Presidential Election
With the presidential election just days away, Vice President Kamala Harris and former President Donald Trump are intensifying their campaigns in key battleground states. Both candidates are focusing on states like Wisconsin, Georgia, and Pennsylvania, which are expected to play pivotal roles in determining the election outcome. Recent polls indicate a tight race, with Harris holding a narrow lead in some national surveys. However, the electoral college outcome remains uncertain, emphasizing the importance of voter turnout in these critical regions.
Stock Market Trends
The stock market has experienced volatility ahead of the election. Major indexes like the Nasdaq and S&P 500 faced declines, influenced by weak earnings reactions from major tech companies and rising Treasury yields. Pre-election concerns and a weak jobs report may have also played a role. Many companies reported their earnings, resulting in mixed market reactions. Apple (AAPL), for example, saw a drop in share prices despite beating estimates due to weak future sales growth forecasts. Amazon (AMZN) and Microsoft (MSFT) also faced declines following their earnings reports. However, companies like Google (GOOGL) and Meta Platforms (META) showed gains with strong earnings and positive contributions from AI investments.

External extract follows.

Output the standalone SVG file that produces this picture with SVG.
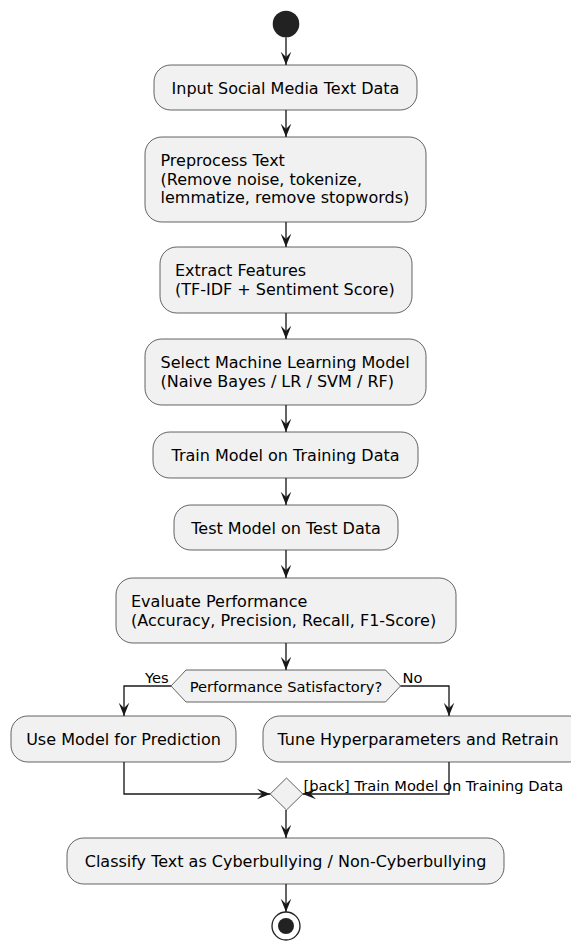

Implications for Investors
The combination of sluggish job growth, election uncertainties, and stock market fluctuations presents a complex landscape for investors. The Federal Reserve is expected to cut interest rates by 25 basis points after the election, with traders rating the probability at 95%. Concerns about inflation under a potential Trump administration influence the Fed’s cautious approach. While the dollar fell and bond yields dropped, experts like Fitch Ratings’ Brian Coulton suggest that the broader consumer strength may lead the Fed to underweight the low jobs growth.
As the nation approaches Election Day, the interplay between economic indicators, political developments, and market dynamics will continue to shape the investment environment. Investors should remain vigilant, monitor unfolding events, and consider diversifying their portfolios to navigate potential risks and opportunities.